= Instructions for the task =
All the data below goes into the copy word for word, but the pictures don't.

= Supplied data =
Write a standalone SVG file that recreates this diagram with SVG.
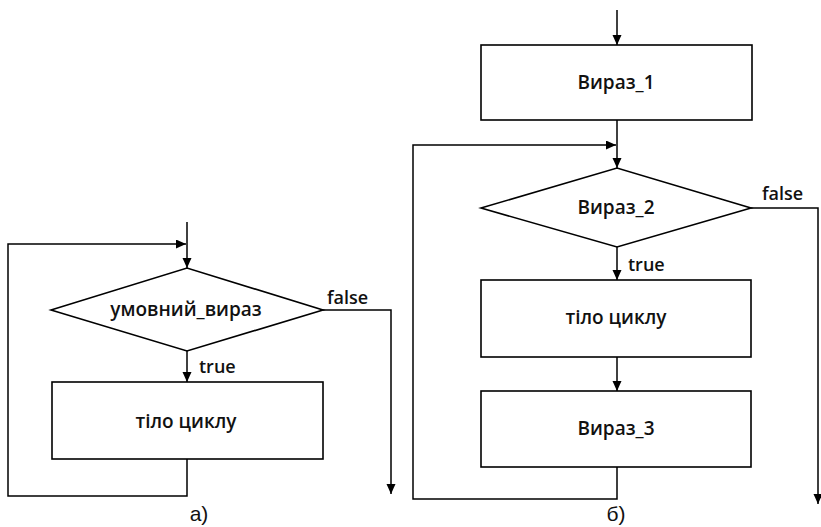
<svg xmlns="http://www.w3.org/2000/svg" width="821" height="527" viewBox="0 0 821 527">
  <defs>
    <marker id="arrow" markerUnits="userSpaceOnUse" markerWidth="11" markerHeight="10" refX="10" refY="4.5" orient="auto">
      <path d="M0,0 L10,4.5 L0,9 z" fill="#000"/>
    </marker>
    <style>
      .shape { fill: #fff; stroke: #000; stroke-width: 1.6; }
      .edge { fill: none; stroke: #000; stroke-width: 1.5; }
      .arr { marker-end: url(#arrow); }
      .lbl { font-family: "Open Sans", "Noto Sans", sans-serif; font-size: 19px; font-weight: 600; fill: #111; text-anchor: middle; }
      .tag { font-family: "Open Sans", "Noto Sans", sans-serif; font-size: 18px; font-weight: 600; fill: #111; }
      .cap { font-family: "Liberation Sans", Arial, sans-serif; font-size: 21px; fill: #111; text-anchor: middle; }
    </style>
  </defs>
  <rect width="821" height="527" fill="#fff"/>

  <!-- Flowchart (а): while loop -->
  <g id="connectors-a">
    <path class="edge arr" d="M187,222 V268"/>
    <path class="edge arr" d="M187,459 V496 H8 V244 H186"/>
    <path class="edge arr" d="M187,351 V382"/>
    <path class="edge arr" d="M323,310 H391 V494"/>
    <text class="tag" x="327" y="304">false</text>
    <text class="tag" x="199" y="373">true</text>
  </g>
  <g id="cond-a">
    <polygon class="shape" points="51,310 187,268 323,310 187,351"/>
    <text class="lbl" x="186" y="316">умовний_вираз</text>
  </g>
  <g id="body-a">
    <rect class="shape" x="52" y="382" width="271" height="77"/>
    <text class="lbl" x="186" y="428">тіло циклу</text>
  </g>
  <text class="cap" x="199" y="521">а)</text>

  <!-- Flowchart (б): for loop -->
  <g id="connectors-b">
    <path class="edge arr" d="M617,10 V45"/>
    <path class="edge arr" d="M617,120 V168"/>
    <path class="edge arr" d="M617,467 V499 H413 V145 H616"/>
    <path class="edge arr" d="M617,247 V280"/>
    <path class="edge arr" d="M617,357 V391"/>
    <path class="edge arr" d="M751,208 H818 V504"/>
    <text class="tag" x="762" y="200">false</text>
    <text class="tag" x="628" y="271">true</text>
  </g>
  <g id="init-b">
    <rect class="shape" x="481" y="45" width="271" height="75"/>
    <text class="lbl" x="616" y="89">Вираз_1</text>
  </g>
  <g id="cond-b">
    <polygon class="shape" points="481,208 617,168 751,208 617,247"/>
    <text class="lbl" x="616" y="214">Вираз_2</text>
  </g>
  <g id="body-b">
    <rect class="shape" x="481" y="280" width="270" height="77"/>
    <text class="lbl" x="616" y="324">тіло циклу</text>
  </g>
  <g id="step-b">
    <rect class="shape" x="481" y="391" width="270" height="76"/>
    <text class="lbl" x="616" y="435">Вираз_3</text>
  </g>
  <text class="cap" x="616" y="521">б)</text>
</svg>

= Correct answer =
Write a standalone SVG file that recreates this diagram with SVG.
<svg xmlns="http://www.w3.org/2000/svg" width="821" height="527" viewBox="0 0 821 527">
  <defs>
    <marker id="arrow" markerUnits="userSpaceOnUse" markerWidth="11" markerHeight="10" refX="10" refY="4.5" orient="auto">
      <path d="M0,0 L10,4.5 L0,9 z" fill="#000"/>
    </marker>
    <style>
      .shape { fill: #fff; stroke: #000; stroke-width: 1.6; }
      .edge { fill: none; stroke: #000; stroke-width: 1.5; }
      .arr { marker-end: url(#arrow); }
      .lbl { font-family: "Open Sans", "Noto Sans", sans-serif; font-size: 19px; font-weight: 600; fill: #111; text-anchor: middle; }
      .tag { font-family: "Open Sans", "Noto Sans", sans-serif; font-size: 18px; font-weight: 600; fill: #111; }
      .cap { font-family: "Liberation Sans", Arial, sans-serif; font-size: 21px; fill: #111; text-anchor: middle; }
    </style>
  </defs>
  <rect width="821" height="527" fill="#fff"/>

  <!-- Flowchart (а): while loop -->
  <g id="connectors-a">
    <path class="edge arr" d="M187,222 V268"/>
    <path class="edge arr" d="M187,459 V496 H8 V244 H186"/>
    <path class="edge arr" d="M187,351 V382"/>
    <path class="edge arr" d="M323,310 H391 V494"/>
    <text class="tag" x="327" y="304">false</text>
    <text class="tag" x="199" y="373">true</text>
  </g>
  <g id="cond-a">
    <polygon class="shape" points="51,310 187,268 323,310 187,351"/>
    <text class="lbl" x="186" y="316">умовний_вираз</text>
  </g>
  <g id="body-a">
    <rect class="shape" x="52" y="382" width="271" height="77"/>
    <text class="lbl" x="186" y="428">тіло циклу</text>
  </g>
  <text class="cap" x="199" y="521">а)</text>

  <!-- Flowchart (б): for loop -->
  <g id="connectors-b">
    <path class="edge arr" d="M617,10 V45"/>
    <path class="edge arr" d="M617,120 V168"/>
    <path class="edge arr" d="M617,467 V499 H413 V145 H616"/>
    <path class="edge arr" d="M617,247 V280"/>
    <path class="edge arr" d="M617,357 V391"/>
    <path class="edge arr" d="M751,208 H818 V504"/>
    <text class="tag" x="762" y="200">false</text>
    <text class="tag" x="628" y="271">true</text>
  </g>
  <g id="init-b">
    <rect class="shape" x="481" y="45" width="271" height="75"/>
    <text class="lbl" x="616" y="89">Вираз_1</text>
  </g>
  <g id="cond-b">
    <polygon class="shape" points="481,208 617,168 751,208 617,247"/>
    <text class="lbl" x="616" y="214">Вираз_2</text>
  </g>
  <g id="body-b">
    <rect class="shape" x="481" y="280" width="270" height="77"/>
    <text class="lbl" x="616" y="324">тіло циклу</text>
  </g>
  <g id="step-b">
    <rect class="shape" x="481" y="391" width="270" height="76"/>
    <text class="lbl" x="616" y="435">Вираз_3</text>
  </g>
  <text class="cap" x="616" y="521">б)</text>
</svg>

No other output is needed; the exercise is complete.